Wednesday, September 13, 2006
Government-speak: Talking points, n. 1: Items to be discussed. 2: Items of importance. 3: Guidance regarding what to say that has been handed down by a higher government office. 4: A speech delivered by a governent official.
I just finished a two and a half day conference for entry-level Foreign Service officers that we hosted here in Seoul. It was a great success, which is pretty amazing considering we did most of the planning and all of the arrangements in exactly one month. We had people, including three of my A-100 colleagues, visiting us from all over East Asia and the Pacific region, some from as far away as Laos and New Zealand. We shared stories, listened to a lot of wise words from various learned speakers, and enjoyed spending time in one of Seoul’s nicest hotels. Too bad those of us living in Seoul weren’t authorized to get rooms in the hotel as part of the conference…
Some of the more interesting words of wisdom from the past couple of days:
- “Trust is the coin of the realm.”
- “North Korea without nuclear weapons would be like another Burma.”
- “Sometimes getting the State Department and the Defense Department to work together is like herding cats.”
- “Our policy in Asia suffers from, more than anything, a deficit of attention due to the focus on the Middle East.”
- “You don’t want to gratuitously offend people.”
Obviously, the last of these is the best. Duly noted: I shall try not to gratuitously offend people. Though it’s possible I might offend them if I have a reason.

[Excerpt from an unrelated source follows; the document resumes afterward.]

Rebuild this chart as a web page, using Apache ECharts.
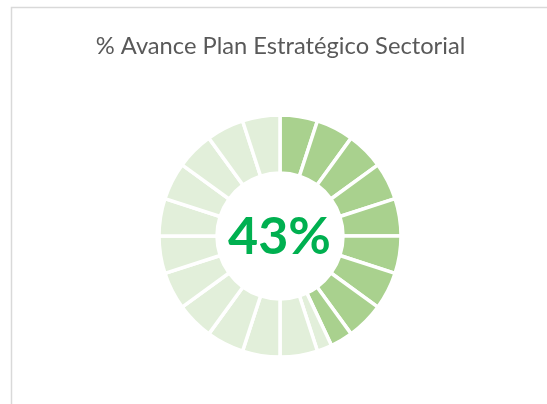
<!DOCTYPE html>
<html>
<head>
<meta charset="utf-8">
<script src="https://cdn.jsdelivr.net/npm/echarts@6/dist/echarts.min.js"></script>
<style>
html,body{margin:0;padding:0;background:#fff;}
#c{width:547px;height:404px;}
</style>
</head>
<body>
<div id="c"></div>
<script>
// Data
const titleText = '% Avance Plan Estratégico Sectorial';
const centerLabel = '43%';
// Ring segments (percent of circle), clockwise from 12 o'clock
const segmentValues = [5, 5, 5, 5, 5, 5, 5, 5, 3, 2, 5, 5, 5, 5, 5, 5, 5, 5, 5, 5, 5];
// 1 = completed, 0 = remaining
const segmentDone   = [1, 1, 1, 1, 1, 1, 1, 1, 1, 0, 0, 0, 0, 0, 0, 0, 0, 0, 0, 0, 0];

const doneColor = '#A9D18E';
const restColor = '#E2EFDA';

const chart = echarts.init(document.getElementById('c'), null, {renderer: 'canvas'});
chart.setOption({
  backgroundColor: '#ffffff',
  animation: false,
  title: [{
    text: titleText,
    left: 275.5, top: 29, textAlign: 'center',
    textStyle: {fontFamily: 'Lato', fontSize: 23.7, fontWeight: 'normal', color: '#595959'}
  }, {
    text: centerLabel,
    left: 274.5, top: 206, textAlign: 'center',
    textStyle: {fontFamily: 'Lato', fontSize: 52, fontWeight: 'bold', color: '#00B050'}
  }],
  graphic: [{
    type: 'rect', silent: true,
    shape: {x: 11.5, y: 7.5, width: 600, height: 500},
    style: {fill: 'none', stroke: '#D9D9D9', lineWidth: 1.5}
  }],
  series: [{
    type: 'pie',
    center: [280, 236],
    radius: [63, 121],
    startAngle: 90,
    clockwise: true,
    avoidLabelOverlap: false,
    label: {show: false},
    labelLine: {show: false},
    emphasis: {disabled: true},
    itemStyle: {borderColor: '#ffffff', borderWidth: 3.5},
    data: segmentValues.map((v, i) => ({
      value: v,
      itemStyle: {color: segmentDone[i] ? doneColor : restColor}
    }))
  }]
});
</script>
</body>
</html>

I mentioned the hotel was among the best we’ve got here in Seoul. I didn’t take any photos of the inside of the hotel (though now I realize it might’ve been nice to have done so), but the following proves at least that it’s got some of the best views of the city from both north and south sides of the building.
Last but not least: the obligatory group photo. This is everyone who was still around at 5:45 in the evening on the final day of the conference. Those who had already gone to catch their flights were there in spirit.
Helping to put the conference together was a lot of work, but I’m glad so many people were able to come and help to make it the great success that it was. Now that it’s over, though, I will gladly become a hermit for the next couple of evenings. I think we all need a little rest.